Stored dataset items:
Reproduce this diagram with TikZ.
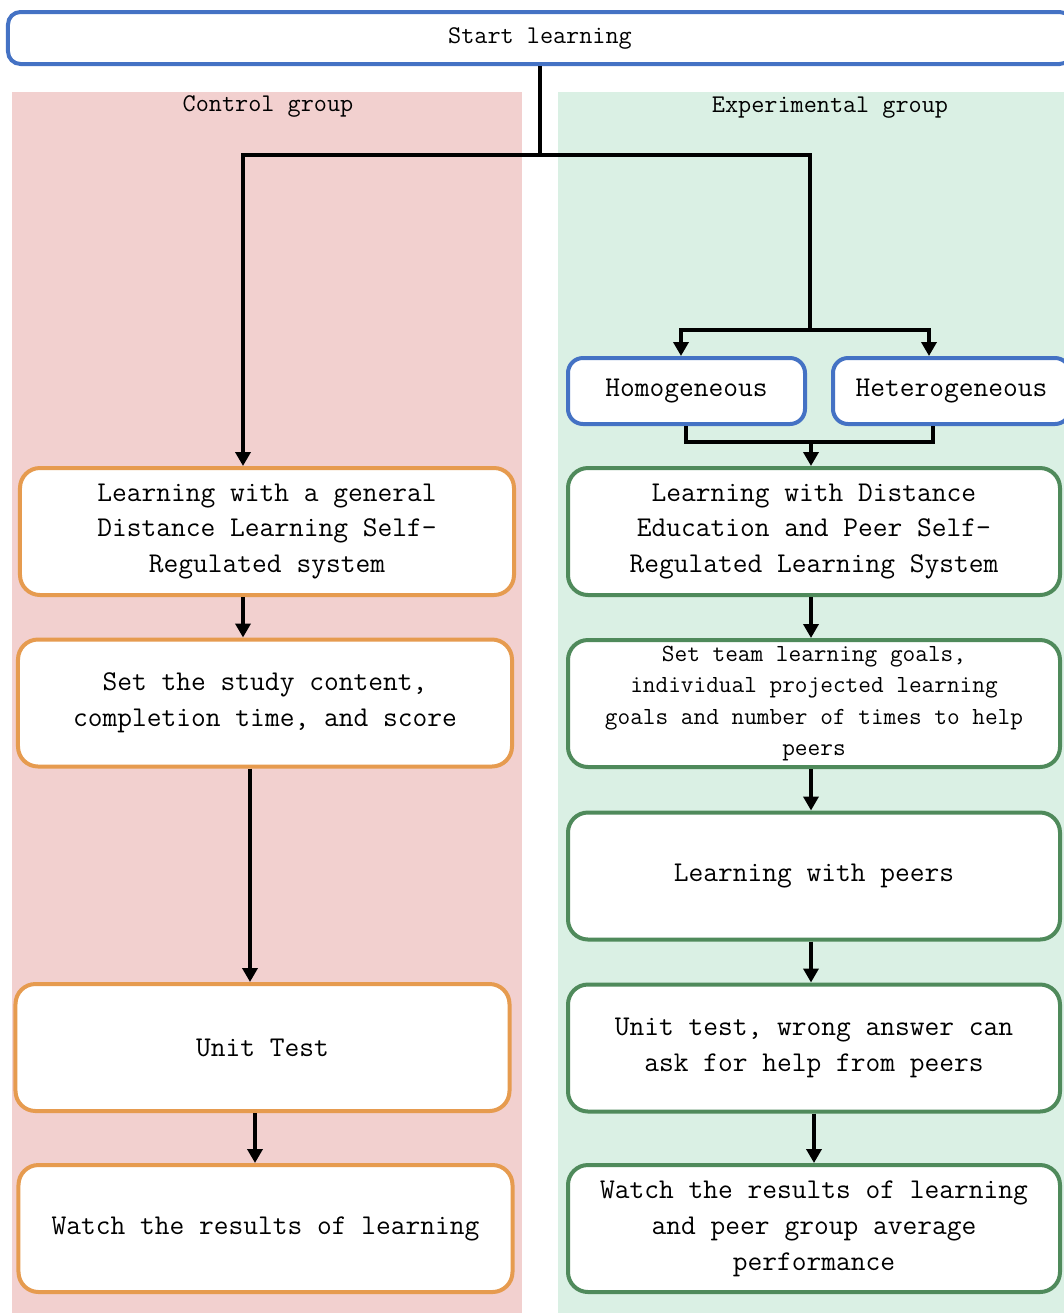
\documentclass[tikz,border=0pt]{standalone}
\usepackage{tikz}
\usetikzlibrary{arrows.meta,calc}
\definecolor{ctrlbg}{HTML}{F2D0CF}
\definecolor{expbg}{HTML}{DAF0E4}
\definecolor{ctrlline}{HTML}{E69B4F}
\definecolor{expline}{HTML}{4F8A5B}
\definecolor{choiceline}{HTML}{4472C4}

\begin{document}
\begin{tikzpicture}[x=0.2mm,y=-0.2mm,
	box/.style={draw,fill=white,rounded corners=4mm,line width=0.8mm,align=center,inner sep=0pt,
		font=\ttfamily\fontsize{16.3}{20.4}\selectfont},
	ctrlbox/.style={box,draw=ctrlline,minimum width=98.8mm,minimum height=25.4mm},
	expbox/.style={box,draw=expline,minimum width=98.4mm,minimum height=25.4mm},
	choicebox/.style={box,draw=choiceline,minimum width=47.4mm,minimum height=13.2mm,rounded corners=3mm},
	link/.style={line width=0.7mm},
	arrow/.style={link,-{Triangle[length=2.8mm,width=3mm]}},
	head/.style={font=\ttfamily\fontsize{14.5}{17}\selectfont}]
		\useasboundingbox (0,0) rectangle (1063,1313);
		\fill[ctrlbg] (12,92) rectangle (522,1320);
		\fill[expbg] (558,92) rectangle (1075,1320);
		\node[head] (ctrl) at (268,106) {Control group};
		\node[head] (exp) at (830,108) {Experimental group};

		\node[box,draw=choiceline,minimum width=212.8mm,minimum height=10.4mm,rounded corners=2.5mm,
			font=\ttfamily\fontsize{14.5}{17}\selectfont] (start) at (540,38) {Start learning};

		% control group
		\node[ctrlbox] (learnC) at (267,531.5) {Learning with a general\\Distance Learning Self-\\Regulated system};
		\node[ctrlbox] (setC) at (265,703) {Set the study content,\\completion time, and score};
		\node[ctrlbox] (testC) at (262.5,1047.5) {Unit Test};
		\node[ctrlbox] (resultC) at (265.5,1228.5) {Watch the results of learning};

		% experimental group
		\node[choicebox] (homo) at (686.5,391) {Homogeneous};
		\node[choicebox] (hetero) at (951.5,391) {Heterogeneous};
		\node[expbox] (learnE) at (814,531.5) {Learning with Distance\\Education and Peer Self-\\Regulated Learning System};
		\node[expbox,font=\ttfamily\fontsize{14}{17.8}\selectfont] (goalE) at (814,703.5)
			{Set team learning goals,\\individual projected learning\\goals and number of times to help\\peers};
		\node[expbox] (peerE) at (814,876) {Learning with peers};
		\node[expbox] (testE) at (814,1048) {Unit test, wrong answer can\\ask for help from peers};
		\node[expbox] (resultE) at (814,1228.5) {Watch the results of learning\\and peer group average\\performance};

		\coordinate (split) at (540,155);
		\coordinate (fork) at (810,330);
		\coordinate (join) at (811,442);
		\draw[link] (start) -- (split);
		\draw[arrow] (split) -| (learnC.north -| 243,0);
		\draw[link] (split) -| (fork);
		\draw[arrow] (fork) -| (homo.north -| 681,0);
		\draw[arrow] (fork) -| (hetero.north -| 929,0);
		\draw[link] (homo.south -| 686,0) |- (join) -| (hetero.south -| 933,0);
		\draw[arrow] (join) -- (learnE.north -| join);

		\draw[arrow] (learnC.south -| 243,0) -- (setC.north -| 243,0);
		\draw[arrow] (setC.south -| 250,0) -- (testC.north -| 250,0);
		\draw[arrow] (testC.south -| 255,0) -- (resultC.north -| 255,0);
		\foreach \a/\b in {learnE/goalE,goalE/peerE,peerE/testE}
			\draw[arrow] (\a.south -| 811,0) -- (\b.north -| 811,0);
		\draw[arrow] (testE.south -| 814,0) -- (resultE.north -| 814,0);
	\end{tikzpicture}
\end{document}
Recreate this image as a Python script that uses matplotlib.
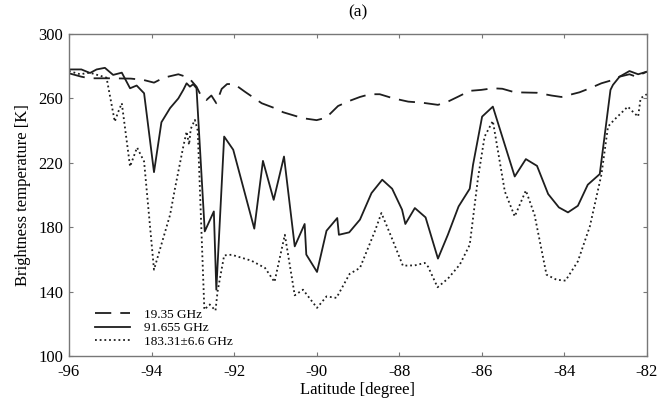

— TASK DESCRIPTION —
Using the data above, copy each line that contains "with".

— REPLY —
Reproduce this diagram with TikZ.
		\node[ctrlbox] (learnC) at (267,531.5) {Learning with a general\\Distance Learning Self-\\Regulated system};
		\node[expbox] (learnE) at (814,531.5) {Learning with Distance\\Education and Peer Self-\\Regulated Learning System};
		\node[expbox] (peerE) at (814,876) {Learning with peers};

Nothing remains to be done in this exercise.